For anyone requiring hints about how Kanye West’s new material might sound, Grouper’s ‘Grid of Points’ could provide the answer. It’s a mismatch on paper – Kanye’s scream-into-the-void maximalism is in stark contrast to the spacious quiet of Liz Harris’ work – but both artists appear to have found creative inspiration from western U.S. state Wyoming. That is, after all, where various rappers have been flying, reportedly for Kanye’s ninth studio album; it’s also where Harris recorded her 11th LP in just over a week.
Harris’ stint in Wyoming may have lasted longer if she hadn’t been struck down by a high fever. But once back to full health, she returned to the seven songs she’d created and decided her work was done. “Though brief, it is complete,” she says of ‘Grid of Points’, which runs for just 22 minutes.
It is indeed enough time for Harris to cast a spell; a constant over her decade-plus career. Previous records, like the gloom-filled ‘Dragging a Dead Deer Up a Hill’, were a sorrowful mesh of de-tuned guitars. This time, she opts for piano keys that are so loosely arranged, the melody barely holds itself together. Vocals are overlapped, words and phrases are hard to pick out. She could be singing about the price of eggs or the dwindling price of cryptocurrency for all anyone cares, but these songs still have the same effect – somehow sounding both beautiful and overwhelmingly sad at once.
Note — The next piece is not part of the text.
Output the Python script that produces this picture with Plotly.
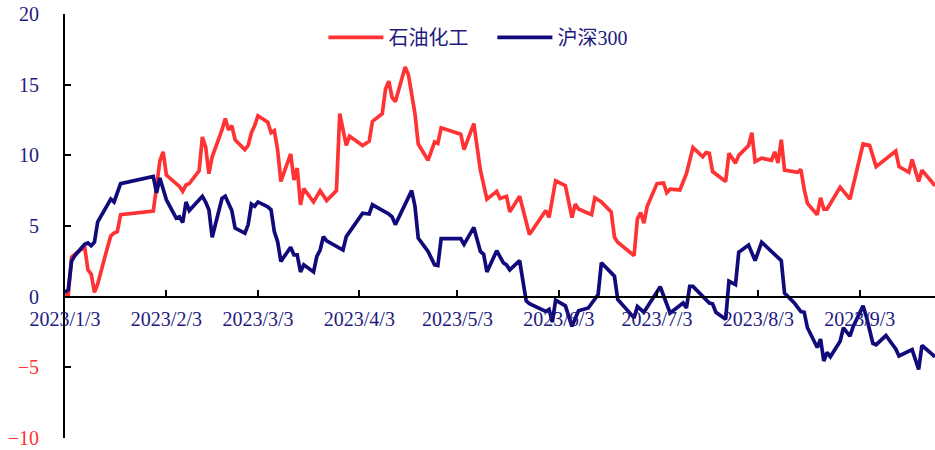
import plotly.graph_objects as go

# ---------------- data ----------------
series_names = ["石油化工", "沪深300"]

petro_dates = [
    "2023-01-03", "2023-01-04", "2023-01-05", "2023-01-06", "2023-01-09", "2023-01-10", "2023-01-11",
    "2023-01-12", "2023-01-13", "2023-01-16", "2023-01-17", "2023-01-18", "2023-01-19", "2023-01-20",
    "2023-01-30", "2023-01-31", "2023-02-01", "2023-02-02", "2023-02-03", "2023-02-06", "2023-02-07",
    "2023-02-08", "2023-02-09", "2023-02-10", "2023-02-13", "2023-02-14", "2023-02-15", "2023-02-16",
    "2023-02-17", "2023-02-20", "2023-02-21", "2023-02-22", "2023-02-23", "2023-02-24", "2023-02-27",
    "2023-02-28", "2023-03-01", "2023-03-02", "2023-03-03", "2023-03-06", "2023-03-07", "2023-03-08",
    "2023-03-09", "2023-03-10", "2023-03-13", "2023-03-14", "2023-03-15", "2023-03-16", "2023-03-17",
    "2023-03-20", "2023-03-22", "2023-03-24", "2023-03-27", "2023-03-28", "2023-03-30", "2023-03-31",
    "2023-04-04", "2023-04-06", "2023-04-07", "2023-04-10", "2023-04-11", "2023-04-12", "2023-04-13",
    "2023-04-14", "2023-04-17", "2023-04-18", "2023-04-20", "2023-04-21", "2023-04-24", "2023-04-26",
    "2023-04-27", "2023-04-28", "2023-05-04", "2023-05-05", "2023-05-08", "2023-05-10", "2023-05-12",
    "2023-05-15", "2023-05-16", "2023-05-18", "2023-05-19", "2023-05-22", "2023-05-25", "2023-05-30",
    "2023-05-31", "2023-06-02", "2023-06-05", "2023-06-07", "2023-06-08", "2023-06-09", "2023-06-13",
    "2023-06-14", "2023-06-16", "2023-06-19", "2023-06-20", "2023-06-21", "2023-06-26", "2023-06-27",
    "2023-06-28", "2023-06-29", "2023-06-30", "2023-07-03", "2023-07-05", "2023-07-06", "2023-07-07",
    "2023-07-10", "2023-07-12", "2023-07-14", "2023-07-17", "2023-07-18", "2023-07-19", "2023-07-20",
    "2023-07-24", "2023-07-25", "2023-07-27", "2023-07-28", "2023-07-31", "2023-08-01", "2023-08-02",
    "2023-08-04", "2023-08-07", "2023-08-08", "2023-08-09", "2023-08-10", "2023-08-11", "2023-08-15",
    "2023-08-16", "2023-08-17", "2023-08-18", "2023-08-21", "2023-08-22", "2023-08-23", "2023-08-24",
    "2023-08-28", "2023-08-31", "2023-09-04", "2023-09-06", "2023-09-08", "2023-09-14", "2023-09-15",
    "2023-09-18", "2023-09-19", "2023-09-21", "2023-09-22", "2023-09-26",
]
petro_vals = [
    0.2, 0.1, 2.8, 3.0, 3.55, 1.9, 1.6,
    0.3, 0.9, 3.5, 4.3, 4.5, 4.6, 5.8,
    6.05, 7.8, 9.6, 10.25, 8.6, 8.0, 7.8,
    7.45, 7.9, 8.0, 8.9, 11.3, 10.6, 8.7,
    9.9, 11.8, 12.6, 11.8, 12.1, 11.1, 10.4,
    10.7, 11.6, 12.1, 12.8, 12.35, 11.6, 11.75,
    10.4, 8.15, 10.1, 8.25, 9.1, 6.5, 7.65,
    6.7, 7.5, 6.8, 7.5, 12.95, 10.7, 11.35,
    10.7, 11.0, 12.4, 12.95, 14.7, 15.25, 14.1,
    13.8, 16.25, 15.7, 12.95, 10.8, 9.65, 10.95,
    10.85, 11.95, 11.5, 10.4, 12.25, 8.95, 6.9,
    7.45, 6.95, 7.1, 6.0, 7.1, 4.4, 6.1,
    5.6, 8.2, 7.85, 5.6, 6.55, 6.2, 5.8,
    7.0, 6.7, 6.0, 4.2, 3.85, 2.9, 5.5,
    5.95, 5.2, 6.4, 8.0, 8.05, 7.35, 7.6,
    7.55, 8.7, 10.55, 9.9, 10.2, 10.15, 8.85,
    8.15, 10.15, 9.45, 10.0, 10.7, 11.6, 9.55,
    9.8, 9.65, 10.25, 9.45, 11.1, 8.95, 8.8,
    9.0, 7.6, 6.6, 5.8, 7.0, 6.2, 6.2,
    7.75, 6.9, 10.8, 10.7, 9.2, 10.3, 9.2,
    8.8, 9.7, 8.15, 8.95, 7.85,
]

hs300_dates = [
    "2023-01-03", "2023-01-04", "2023-01-05", "2023-01-06", "2023-01-09", "2023-01-10", "2023-01-11",
    "2023-01-12", "2023-01-13", "2023-01-16", "2023-01-17", "2023-01-18", "2023-01-19", "2023-01-20",
    "2023-01-30", "2023-01-31", "2023-02-01", "2023-02-02", "2023-02-03", "2023-02-06", "2023-02-07",
    "2023-02-08", "2023-02-09", "2023-02-10", "2023-02-13", "2023-02-14", "2023-02-15", "2023-02-16",
    "2023-02-17", "2023-02-20", "2023-02-21", "2023-02-23", "2023-02-24", "2023-02-27", "2023-02-28",
    "2023-03-01", "2023-03-02", "2023-03-03", "2023-03-06", "2023-03-07", "2023-03-08", "2023-03-09",
    "2023-03-10", "2023-03-13", "2023-03-14", "2023-03-15", "2023-03-16", "2023-03-17", "2023-03-20",
    "2023-03-21", "2023-03-22", "2023-03-23", "2023-03-24", "2023-03-27", "2023-03-29", "2023-03-30",
    "2023-04-04", "2023-04-06", "2023-04-07", "2023-04-12", "2023-04-13", "2023-04-14", "2023-04-19",
    "2023-04-20", "2023-04-21", "2023-04-24", "2023-04-26", "2023-04-27", "2023-04-28", "2023-05-04",
    "2023-05-05", "2023-05-08", "2023-05-10", "2023-05-11", "2023-05-12", "2023-05-15", "2023-05-17",
    "2023-05-18", "2023-05-19", "2023-05-22", "2023-05-24", "2023-05-25", "2023-05-30", "2023-05-31",
    "2023-06-01", "2023-06-02", "2023-06-05", "2023-06-07", "2023-06-09", "2023-06-12", "2023-06-14",
    "2023-06-15", "2023-06-16", "2023-06-20", "2023-06-21", "2023-06-26", "2023-06-27", "2023-06-29",
    "2023-07-04", "2023-07-07", "2023-07-11", "2023-07-12", "2023-07-13", "2023-07-14", "2023-07-19",
    "2023-07-20", "2023-07-21", "2023-07-24", "2023-07-25", "2023-07-27", "2023-07-28", "2023-07-31",
    "2023-08-02", "2023-08-04", "2023-08-10", "2023-08-11", "2023-08-14", "2023-08-16", "2023-08-17",
    "2023-08-18", "2023-08-21", "2023-08-22", "2023-08-23", "2023-08-24", "2023-08-25", "2023-08-28",
    "2023-08-29", "2023-08-31", "2023-09-01", "2023-09-04", "2023-09-05", "2023-09-07", "2023-09-08",
    "2023-09-11", "2023-09-14", "2023-09-15", "2023-09-19", "2023-09-21", "2023-09-22", "2023-09-26",
]
hs300_vals = [
    0.3, 0.5, 2.5, 2.9, 3.7, 3.8, 3.6,
    3.85, 5.3, 6.6, 6.9, 6.7, 7.4, 8.0,
    8.5, 7.35, 8.4, 7.7, 6.85, 5.55, 5.65,
    5.25, 6.7, 6.1, 6.8, 7.1, 6.7, 6.15,
    4.2, 6.95, 7.1, 6.1, 4.85, 4.5, 5.1,
    6.55, 6.4, 6.7, 6.35, 6.15, 4.6, 3.9,
    2.5, 3.5, 2.95, 2.95, 1.75, 2.25, 1.75,
    2.85, 3.3, 4.25, 3.95, 3.6, 3.3, 4.25,
    5.9, 5.85, 6.5, 5.85, 5.65, 5.1, 7.5,
    6.4, 4.15, 3.2, 2.25, 2.2, 4.1, 4.1,
    3.7, 4.9, 3.2, 3.0, 1.75, 3.25, 2.4,
    2.25, 1.9, 2.55, -0.3, -0.5, -1.05, -0.9,
    -1.8, -0.25, -0.65, -2.1, -1.0, -0.8, -0.2,
    0.15, 2.4, 1.45, -0.2, -1.5, -0.7, -1.1,
    0.7, -1.15, -0.45, -0.8, 0.73, 0.73, -0.45,
    -0.5, -1.1, -1.6, 1.1, 0.85, 3.15, 3.65,
    2.55, 3.85, 2.55, 0.25, -0.45, -1.05, -1.1,
    -2.2, -3.6, -3.0, -4.55, -3.95, -4.25, -3.15,
    -2.2, -2.8, -2.1, -0.65, -1.4, -3.3, -3.4,
    -2.75, -3.7, -4.2, -3.75, -5.15, -3.45, -4.25,
]

x_tick_dates = ["2023-01-03", "2023-02-03", "2023-03-03", "2023-04-03", "2023-05-03",
                "2023-06-03", "2023-07-03", "2023-08-03", "2023-09-03"]
x_tick_labels = ["2023/1/3", "2023/2/3", "2023/3/3", "2023/4/3", "2023/5/3",
                 "2023/6/3", "2023/7/3", "2023/8/3", "2023/9/3"]
y_tick_vals = [-10, -5, 0, 5, 10, 15, 20]
y_tick_labels = ["−10", "−5", "0", "5", "10", "15", "20"]

# ---------------- style ----------------
RED = "#FF3333"
NAVY = "#100A7A"
TEXT_NAVY = "#1E1A80"
FONT = "Liberation Serif, Times New Roman, Noto Sans CJK SC, serif"

y_ticktext = [
    f'<span style="color:{RED}">{t}</span>' if v < 0 else t
    for v, t in zip(y_tick_vals, y_tick_labels)
]

fig = go.Figure()
fig.add_trace(go.Scatter(x=petro_dates, y=petro_vals, mode="lines", name=series_names[0],
                         line=dict(color=RED, width=3.7)))
fig.add_trace(go.Scatter(x=hs300_dates, y=hs300_vals, mode="lines", name=series_names[1],
                         line=dict(color=NAVY, width=3.7)))

fig.update_layout(
    width=935, height=450,
    margin=dict(l=65, r=0, t=14, b=12, autoexpand=False),
    paper_bgcolor="white", plot_bgcolor="white",
    font=dict(family=FONT, size=20, color=TEXT_NAVY),
    showlegend=True,
    legend=dict(orientation="h", x=0.297, y=0.945, xanchor="left", yanchor="middle",
                bgcolor="rgba(0,0,0,0)", font=dict(size=20, color=TEXT_NAVY),
                itemwidth=55, entrywidth=99, entrywidthmode="pixels", tracegroupgap=0),
    xaxis=dict(
        type="date",
        range=["2023-01-03", "2023-09-26"],
        anchor="free", position=1/3,
        automargin=False,
        showline=True, linecolor="black", linewidth=2,
        showgrid=False, zeroline=False,
        tickmode="array", tickvals=x_tick_dates, ticktext=x_tick_labels,
        ticks="inside", ticklen=6, tickwidth=2, tickcolor="black",
        ticklabelstandoff=4, ticklabeloverflow="allow",
        tickfont=dict(family=FONT, size=20, color=TEXT_NAVY),
    ),
    yaxis=dict(
        range=[-10, 20],
        automargin=False,
        showline=True, linecolor="black", linewidth=2,
        showgrid=False, zeroline=False,
        tickmode="array", tickvals=y_tick_vals, ticktext=y_ticktext,
        ticks="inside", ticklen=6, tickwidth=2, tickcolor="black",
        ticklabelstandoff=20, ticklabeloverflow="allow",
        tickfont=dict(family=FONT, size=20, color=TEXT_NAVY),
    ),
)

fig.write_html(
    "out.html",
    config={"displayModeBar": False},
    post_script="document.body.style.margin='0';document.body.style.overflow='hidden';",
)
‘Grid of Points’ is more unfiltered than previous Grouper records. ‘Blouse’ ends abruptly just as it begins to bloom, and the disjointed ‘Thanksgiving Song’ sounds like two bleary-eyed tracks knotted into one. At times, Harris could easily be making it up on the spot (although most of us wouldn’t have as much success by keeping our feet lodged on a piano’s sustain pedal, hitting random keys).
That’s the magic of Grouper: it’s useless working out exactly how she makes emotion-filled, affecting music using such abstract tools. ‘Grid of Points’ is a seemingly-unfinished bunch of loose ends that somehow appear complete when combined. Further evidence of Harris’ dark art, for which she has no real peers.